When the last runners cross the finish line and the barricades begin to lift, what lingers is the sense of what those streets made possible. For a few hours, the marathon turns ordinary corridors of traffic into places of connection. It shows how easily Toronto’s infrastructure can host community when people, rather than vehicles, take centre stage. The challenge is to hold onto that spirit—to see the race not as a one-day event, but as proof of how the city can come together when its streets are shared.
This year’s marathon on Sunday October 19 will leave behind more than empty coffee cups and folded barricades. It will remind us what Toronto can become when its streets are used for connection instead of congestion. For a few hours, roads meant for traffic will turn into spaces for gathering, cheering, and collective movement.

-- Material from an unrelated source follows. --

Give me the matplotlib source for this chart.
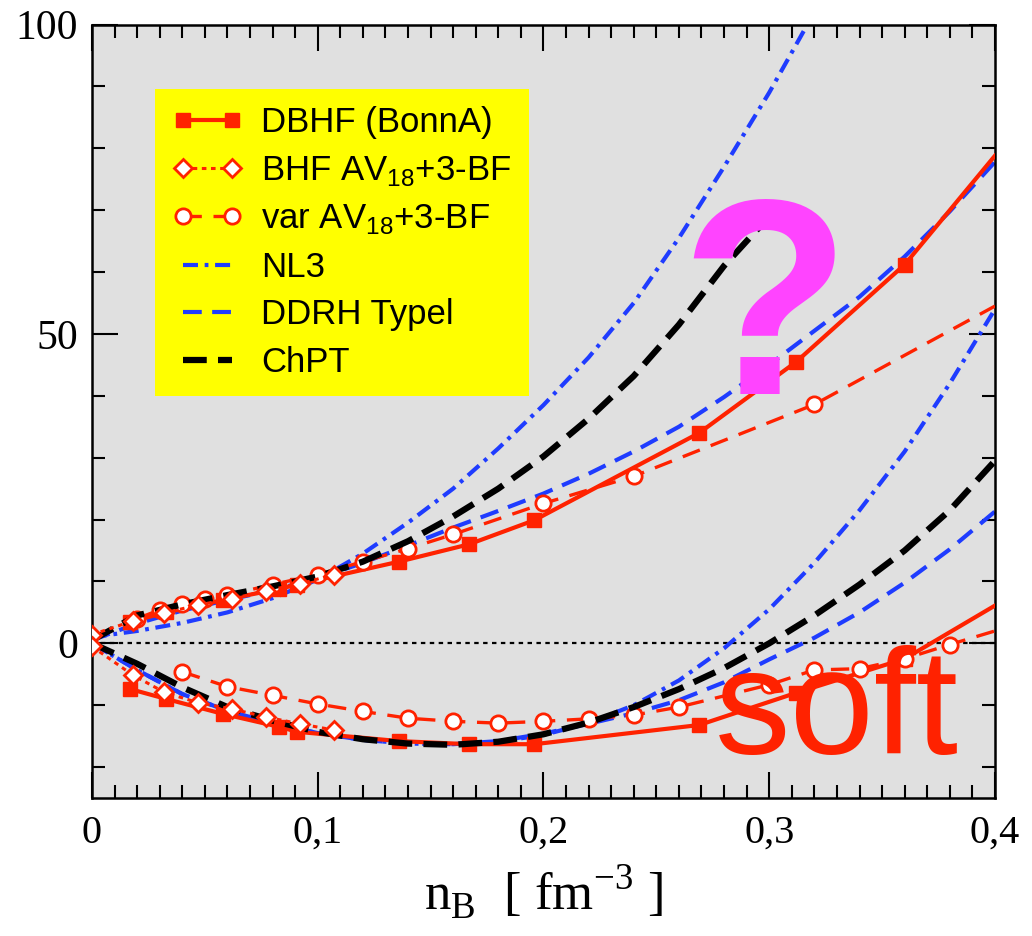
import numpy as np
import matplotlib
matplotlib.use('Agg')
import matplotlib.pyplot as plt
from matplotlib.ticker import MultipleLocator

# --- Data ---
# DBHF (BonnA): neutron matter (upper) and symmetric matter (lower)
dbhf_n = [0.017, 0.033, 0.058, 0.083, 0.091, 0.136, 0.167, 0.196, 0.269, 0.312, 0.360, 0.400]
dbhf_neutron = [3.5, 5.0, 7.0, 8.8, 9.5, 13.2, 16.0, 19.9, 34.0, 45.5, 61.2, 78.8]
dbhf_sym = [-7.4, -9.0, -11.4, -13.5, -14.3, -15.8, -16.3, -16.3, -13.2, -8.0, -2.5, 6.1]

# BHF AV18 + 3-BF
bhf_n = [0.0, 0.018, 0.032, 0.047, 0.062, 0.077, 0.092, 0.107]
bhf_neutron = [1.4, 3.6, 4.9, 6.2, 7.2, 8.5, 9.6, 11.1]
bhf_sym = [-0.5, -5.1, -7.9, -9.6, -10.6, -11.9, -13.0, -14.0]

# variational AV18 + 3-BF
var_n_neutron = [0.02, 0.03, 0.04, 0.05, 0.06, 0.08, 0.10, 0.12, 0.14, 0.16, 0.20, 0.24, 0.32, 0.40]
var_neutron = [4.0, 5.4, 6.4, 7.2, 7.8, 9.5, 11.1, 13.2, 15.3, 17.6, 22.6, 27.0, 38.6, 54.5]
var_n_sym = [0.04, 0.06, 0.08, 0.10, 0.12, 0.14, 0.16, 0.18, 0.20, 0.22, 0.24, 0.26,
             0.30, 0.32, 0.34, 0.36, 0.38, 0.40]
var_sym = [-4.6, -7.0, -8.4, -9.8, -11.0, -12.1, -12.6, -12.9, -12.6, -12.2, -11.6, -10.3,
           -6.7, -4.3, -4.1, -2.5, -0.2, 2.0]

# model curves on a common density grid
grid = [0.00, 0.02, 0.04, 0.06, 0.08, 0.10, 0.12, 0.14, 0.16, 0.18, 0.20,
        0.22, 0.24, 0.26, 0.28, 0.30, 0.32, 0.34, 0.36, 0.38, 0.40]

nl3_neutron = [1.0, 2.0, 3.3, 5.0, 7.3, 10.3, 14.5, 19.5, 25.0, 31.5, 38.5,
               46.2, 55.0, 65.5, 77.0, 89.0, 102.0]
nl3_sym = [0.0, -4.3, -8.2, -10.9, -12.9, -14.5, -15.6, -16.2, -16.3, -15.9, -14.8,
           -12.9, -10.0, -6.0, -0.8, 5.5, 13.0, 21.5, 31.0, 42.0, 54.0]

ddrh_neutron = [0.5, 3.2, 5.3, 7.0, 8.6, 10.5, 13.0, 15.8, 18.7, 21.4, 24.2,
                27.4, 31.0, 35.0, 39.8, 45.0, 50.5, 56.0, 62.5, 69.8, 77.8]
ddrh_sym = [0.0, -4.3, -8.2, -10.9, -12.9, -14.5, -15.6, -16.2, -16.3, -15.8, -14.6,
            -13.0, -11.3, -9.2, -6.3, -2.6, 0.9, 5.0, 9.8, 15.2, 21.3]

chpt_neutron = [0.5, 4.5, 6.3, 7.8, 9.2, 10.8, 13.2, 16.5, 20.5, 25.0, 30.2,
                36.3, 43.2, 51.5, 61.0, 69.0]
chpt_sym = [0.0, -3.3, -7.1, -10.3, -12.5, -14.3, -15.5, -16.2, -16.4, -15.9, -14.7,
            -12.8, -10.3, -7.4, -4.0, 0.0, 4.5, 9.5, 15.0, 21.5, 29.5]

x_ticks = [0.0, 0.1, 0.2, 0.3, 0.4]
x_ticklabels = ["0", "0,1", "0,2", "0,3", "0,4"]
y_ticks = [0, 50, 100]
y_ticklabels = ["0", "50", "100"]

# --- Style ---
RED = '#ff2200'
BLUE = '#1f3cff'
MAGENTA = '#ff44ff'
SERIF = 'Liberation Serif'
SANS = 'Liberation Sans'

plt.rcParams['font.family'] = SANS
plt.rcParams['mathtext.fontset'] = 'custom'
plt.rcParams['mathtext.rm'] = SANS

fig = plt.figure(figsize=(10.32, 9.36), dpi=100)
ax = fig.add_axes([0.0891, 0.1474, 0.8750, 0.8264])
ax.set_facecolor('#e0e0e0')

ax.axhline(0, color='black', lw=1.6, ls=(0, (2, 2)), zorder=1)

nl3_style = dict(color=BLUE, lw=3.0, dashes=(3.6, 1.6, 0.9, 1.6))
ddrh_style = dict(color=BLUE, lw=3.0, dashes=(4.5, 2.5))
chpt_style = dict(color='black', lw=4.5, dashes=(3.8, 1.8))

ax.plot(grid[:len(nl3_neutron)], nl3_neutron, label='NL3', zorder=2, **nl3_style)
ax.plot(grid, nl3_sym, zorder=2, **nl3_style)
ax.plot(grid, ddrh_neutron, label='DDRH Typel', zorder=2, **ddrh_style)
ax.plot(grid, ddrh_sym, zorder=2, **ddrh_style)

sq = dict(color=RED, lw=3.0, marker='s', ms=10.5, mfc=RED, mec=RED,
          markevery=slice(0, -1))
ax.plot(dbhf_n, dbhf_neutron, label='DBHF (BonnA)', zorder=3, **sq)
ax.plot(dbhf_n, dbhf_sym, zorder=3, **sq)

circ = dict(color=RED, lw=2.4, dashes=(5.5, 3.5), marker='o', ms=11, mfc='white',
            mec=RED, mew=2.0)
ax.plot(var_n_neutron, var_neutron, label=r'var AV$_\mathregular{18}$+3-BF',
        markevery=slice(0, -1), zorder=3, **circ)
ax.plot(var_n_sym, var_sym, markevery=slice(0, -1), zorder=3, **circ)

ax.plot(grid[:len(chpt_neutron)], chpt_neutron, label='ChPT', zorder=4, **chpt_style)
ax.plot(grid, chpt_sym, zorder=4, **chpt_style)

dia = dict(color=RED, lw=2.2, dashes=(1.5, 1.5), marker='D', ms=9, mfc='white',
           mec=RED, mew=2.0)
ax.plot(bhf_n, bhf_neutron, label=r'BHF AV$_\mathregular{18}$+3-BF', zorder=5, **dia)
ax.plot(bhf_n, bhf_sym, zorder=5, **dia)

# annotations
ax.text(0.298, 40.3, '?', fontsize=200, fontweight='bold', color=MAGENTA,
        ha='center', va='baseline', zorder=6)
ax.text(0.276, -17.9, 'soft', fontsize=109, color=RED,
        ha='left', va='baseline', zorder=6)

# --- Axes ---
ax.set_xlim(0, 0.4)
ax.set_ylim(-25, 100)
ax.set_xticks(x_ticks)
ax.set_xticklabels(x_ticklabels, fontfamily=SERIF, fontsize=29)
ax.set_yticks(y_ticks)
ax.set_yticklabels(y_ticklabels, fontfamily=SERIF, fontsize=30)
ax.xaxis.set_minor_locator(MultipleLocator(0.01))
ax.yaxis.set_minor_locator(MultipleLocator(10))
ax.tick_params(which='both', direction='in', top=True, right=True, width=1.5)
ax.tick_params(which='major', length=19)
ax.tick_params(which='minor', length=9.5)
ax.tick_params(axis='x', pad=12)
ax.tick_params(axis='y', pad=10)
for s in ax.spines.values():
    s.set_linewidth(1.8)

ax.set_xlabel(r'n$_\mathregular{B}$  [ fm$^\mathregular{-3}$ ]', fontfamily=SERIF,
              fontsize=38, labelpad=8)

# legend
h, l = ax.get_legend_handles_labels()
order = ['DBHF (BonnA)', r'BHF AV$_\mathregular{18}$+3-BF', r'var AV$_\mathregular{18}$+3-BF',
         'NL3', 'DDRH Typel', 'ChPT']
hl = dict(zip(l, h))
leg = ax.legend([hl[k] for k in order], order, loc='upper left',
                bbox_to_anchor=(0.070, 0.917), fontsize=25, numpoints=2,
                handlelength=2.0, handletextpad=0.55, labelspacing=0.42,
                borderpad=0.5, borderaxespad=0, fancybox=False,
                facecolor='#ffff00', edgecolor='none', framealpha=1)
leg.set_zorder(10)

fig.savefig('out.png', dpi=100)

The transformation is fleeting, but it proves what is possible. If one morning can draw thousands into the streets to share in a single event, then those same spaces can host other moments of civic life. Open streets, cultural routes, and neighbourhood gatherings all build on the same idea—that the city is most alive when its streets serve connection, not the constant chase for movement.
The race may end before 2 pm, but it will linger as a quiet reminder that community does not disrupt the city’s flow; it defines it.